Smaller genome, greater applications
Bacteria are often the ideal machines in industry. The inputs they require are cheap substances such as amino acids and sugar, and their outputs are valuable products such as bioplastics.
The production processes involved are cheap and in many cases sustainable. But these bacteria were not of course designed for our convenience but formed by natural selection. So they can be made even more efficient for our purposes.
One method that does not seem an obvious choice, however, is randomly removing pieces of DNA. Yet that is exactly what Wageningen UR microbiologists did with the Pseudomonas putida bacterium. And successfully, too. The bacterium turned out to be perfectly able to manage without 7 percent of its genetic material. The researchers will be publishing an article on their technique in a forthcoming edition of Environmental Microbiology.
Bacteria can easily do without many genes because they are not essential or only under specific circumstances', says Audrey Leprince, researcher at the Laboratory of Systems and Synthetic Biology. A reduced genome of this kind makes the bacterium more stable, more predictable and more efficient.' The perfect chassis' for designing an industrially serviceable bacterium.
Fast and cheap
Leprince streamlined the genome by removing parts of it at random. To do this she first introduced a target sequence in two randomly selected places. Then she forced the bacterium to make a recombination enzyme that cuts the DNA in the target sequences and glues the loose ends together. As long as no essential gene is missing, the bacterium survives. Leprince then identified the genes that had been removed and started on another round of reduction.

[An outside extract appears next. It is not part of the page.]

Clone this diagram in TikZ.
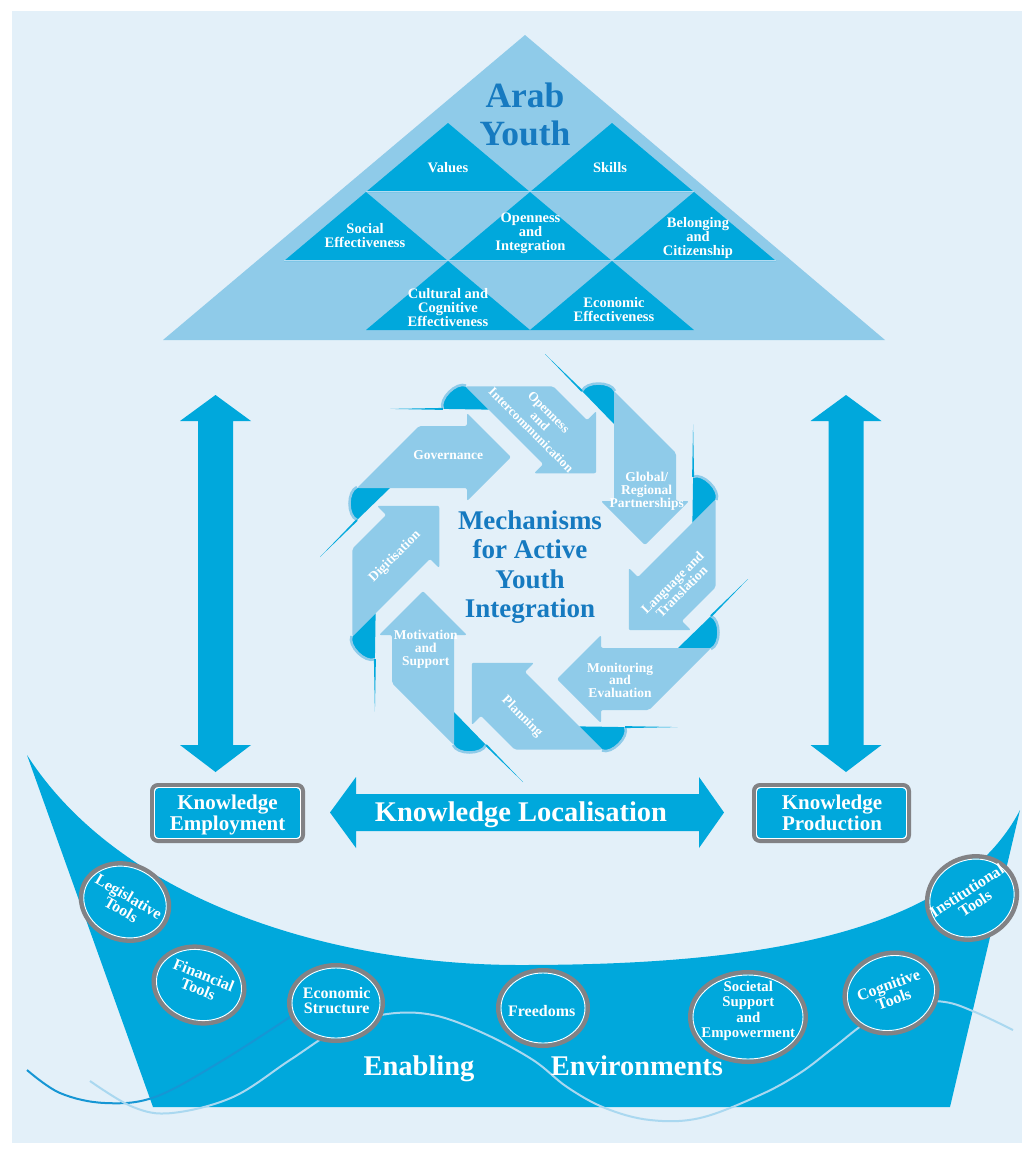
\documentclass[tikz,border=0pt]{standalone}
\usepackage{fontspec}
\setmainfont{Liberation Serif}
\definecolor{bgc}{RGB}{227,240,249}
\definecolor{midb}{RGB}{143,203,233}
\definecolor{rowl}{RGB}{178,220,242}
\definecolor{strb}{RGB}{0,168,220}
\definecolor{darkt}{RGB}{22,122,192}
\definecolor{greyb}{RGB}{130,130,133}
\definecolor{wavel}{RGB}{170,216,240}
\definecolor{waved}{RGB}{22,150,212}
\newcommand\ovalring[5]{%
  \draw[greyb, line width=4.5, fill=strb, rotate around={#5:(#1,#2)}] (#1,#2) ellipse [x radius=#3-2.25, y radius=#4-2.25];
  \draw[white, line width=0.9, rotate around={#5:(#1,#2)}] (#1,#2) ellipse [x radius=#3-5, y radius=#4-5];
}
\begin{document}
\begin{tikzpicture}[x=1pt,y=-1pt,
  tlab/.style={text=white, font=\bfseries\fontsize{14.5}{14}\selectfont, align=center, inner sep=0pt},
  alab/.style={text=white, font=\bfseries\fontsize{13.5}{12.8}\selectfont, align=center, inner sep=0pt},
  clab/.style={text=white, font=\bfseries\fontsize{16}{15.2}\selectfont, align=center, inner sep=0pt},
  blab/.style={text=white, font=\bfseries\fontsize{21}{20.7}\selectfont, align=center, inner sep=0pt},
  bigw/.style={text=white, font=\bfseries\fontsize{28.5}{30}\selectfont, inner sep=0pt, anchor=base},
  ttl/.style={text=darkt, font=\bfseries\fontsize{27}{29.4}\selectfont, align=center, inner sep=0pt},
  arab/.style={text=darkt, font=\bfseries\fontsize{35.5}{37}\selectfont, inner sep=0pt, anchor=base}]
\useasboundingbox (0,0) rectangle (1026,1149);
\fill[white] (0,0) rectangle (1026,1149);
\fill[bgc] (12,11) rectangle (1022,1143);

% ---------- pyramid ----------
\fill[midb] (525,35) -- (885,340) -- (163,340) -- cycle;
\foreach \x/\y in {448/123, 612/123, 366/192, 530/192, 694/192, 448/261, 612/261}
  \fill[strb] (\x,\y) -- ++(82,69) -- ++(-164,0) -- cycle;
\draw[rowl, line width=1] (366,191.5) -- (694,191.5);
\draw[rowl, line width=1] (284,260.5) -- (776,260.5);
\node[arab] (arab) at (525,107) {Arab};
\node[arab] (youth) at (525,145) {Youth};
\node[tlab] (values) at (448,168) {Values};
\node[tlab] (skills) at (610,168) {Skills};
\node[tlab] (social) at (365,236) {Social\\Effectiveness};
\node[tlab] (open) at (530.5,233) {Openness\\and\\Integration};
\node[tlab] (belong) at (698,238) {Belonging\\and\\Citizenship};
\node[tlab] (cult) at (448,308) {Cultural and\\Cognitive\\Effectiveness};
\node[tlab] (econ) at (614,309.5) {Economic\\Effectiveness};

% ---------- vertical double arrows ----------
\fill[strb] (215.5,395) -- (251,421) -- (233,421) -- (233,745) -- (251,745) -- (215.5,772)
  -- (180,745) -- (198,745) -- (198,421) -- (180,421) -- cycle;
\fill[strb] (846,395) -- (881.5,421) -- (863.5,421) -- (863.5,745) -- (881.5,745) -- (846,772)
  -- (810.5,745) -- (828.5,745) -- (828.5,421) -- (810.5,421) -- cycle;

% ---------- horizontal double arrow ----------
\fill[strb] (330,812.5) -- (356,777) -- (356,794) -- (699,794) -- (699,777) -- (724,812.5)
  -- (699,848) -- (699,831) -- (356,831) -- (356,848) -- cycle;
\node[bigw] (kl) at (521,821.5) {Knowledge Localisation};

% ---------- boxes ----------
\draw[greyb, line width=4, rounded corners=6] (152,785) rectangle (303,841);
\draw[white, line width=0.9, fill=strb, rounded corners=4] (154.5,787.5) rectangle (300.5,838.5);
\node[blab] (ke) at (227.5,815) {Knowledge\\Employment};
\draw[greyb, line width=4, rounded corners=6] (754,785) rectangle (909,841);
\draw[white, line width=0.9, fill=strb, rounded corners=4] (756.5,787.5) rectangle (906.5,838.5);
\node[blab] (kp) at (832,813) {Knowledge\\Production};

% ---------- octagon of arrows ----------
\begin{scope}[shift={(534,568)}]
\foreach \k in {0,...,7}{
  \begin{scope}[rotate=-45*\k]
    \fill[strb] (-177,-80) -- (-144,-80) -- (-177,-48) .. controls (-186,-52) and (-186,-76) .. (-177,-80) -- cycle;
    \draw[midb, line width=2.5] (-177,-48) .. controls (-187,-52) and (-187,-77) .. (-177,-81);
    \fill[strb] (-176.3,-47.3) -- (-214,-11) -- (-177.7,-48.7) -- cycle;
    \fill[midb, rounded corners=2] (-115,-142) -- (-67,-142) -- (-67,-155) -- (-23,-111)
      -- (-67,-67) -- (-67,-80) -- (-177,-80) -- cycle;
  \end{scope}
}
\end{scope}
\node[alab] (gov) at (448.3,455) {Governance};
\node[alab, rotate=-45, font=\bfseries\fontsize{13}{12.6}\selectfont] (openi) at (540,421) {Openness\\and\\Intercommunication};
\node[alab] (glob) at (646.7,491) {Global/\\Regional\\Partnerships};
\node[alab, rotate=45] (lang) at (677,587) {Language and\\Translation};
\node[alab] (moni) at (620,680.3) {Monitoring\\and\\Evaluation};
\node[alab, rotate=-45] (plan) at (522,717) {Planning};
\node[alab] (moti) at (425.7,649) {Motivation\\and\\Support};
\node[alab, rotate=45] (digi) at (395,557) {Digitisation};
\node[ttl] (mech) at (530,567) {Mechanisms\\for Active\\Youth\\Integration};

% ---------- enabling environments ----------
\fill[strb] (27,755) -- (153,1107) -- (950,1107) -- (1020,810)
  .. controls (950,945) and (720,965) .. (520,965)
  .. controls (330,965) and (120,900) .. (27,755) -- cycle;
\draw[waved, line width=2] plot[smooth, tension=0.6] coordinates
  {(27,1070) (60,1093) (105,1103) (155,1097) (220,1062) (290,1017)};
\draw[wavel, line width=2] plot[smooth, tension=0.6] coordinates
  {(90,1081) (133,1107) (172,1113) (233,1097) (290,1060) (340,1028) (387,1014) (433,1015)
   (483,1033) (533,1060) (567,1087) (605,1108) (650,1120) (700,1118) (760,1095) (800,1073)
   (833,1048) (870,1020) (910,1003) (945,1002) (975,1012) (1013,1030)};

\ovalring{125}{902}{47}{40}{-20}
\ovalring{199}{985}{48}{40}{-15}
\ovalring{336}{1003}{49}{40}{0}
\ovalring{543}{1008}{47}{40}{0}
\ovalring{748}{1017}{60}{47}{0}
\ovalring{891}{993}{49}{42}{15}
\ovalring{972}{898}{48}{43}{25}

\node[clab, rotate=-30] (legis) at (125,903) {Legislative\\Tools};
\node[clab, rotate=-22] (fin) at (201,982) {Financial\\Tools};
\node[clab] (ecos) at (336.7,1000.5) {Economic\\Structure};
\node[clab] (free) at (541.7,1010.6) {Freedoms};
\node[clab, font=\bfseries\fontsize{14.8}{15.2}\selectfont] (soc) at (748.3,1011) {Societal\\Support\\and\\Empowerment};
\node[clab, rotate=20] (cog) at (891,992) {Cognitive\\Tools};
\node[clab, rotate=33] (inst) at (971,897) {Institutional\\Tools};

\node[bigw] (enab) at (419,1075) {Enabling};
\node[bigw] (envi) at (637,1075) {Environments};
\end{tikzpicture}
\end{document}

Of course, the big question is: how far can we go?' says Leprince. She does the sums: there are about 5,400 genes in the bacterium. Of these, about 1,500 are essential and then there are some genes related to growing conditions. Ultimately, I think we can wipe out at least half of the genome. Why not?'
The advantage of the method is its speed and relatively low cost. Other methods demand prior knowledge of the sequence in order to remove specific pieces of it. Leprince thinks her method can therefore be used straightaway in other bacteria. What is more, it helps scientists gain insight into the way the bacterium works. After all, it reveals which genes are essential and when.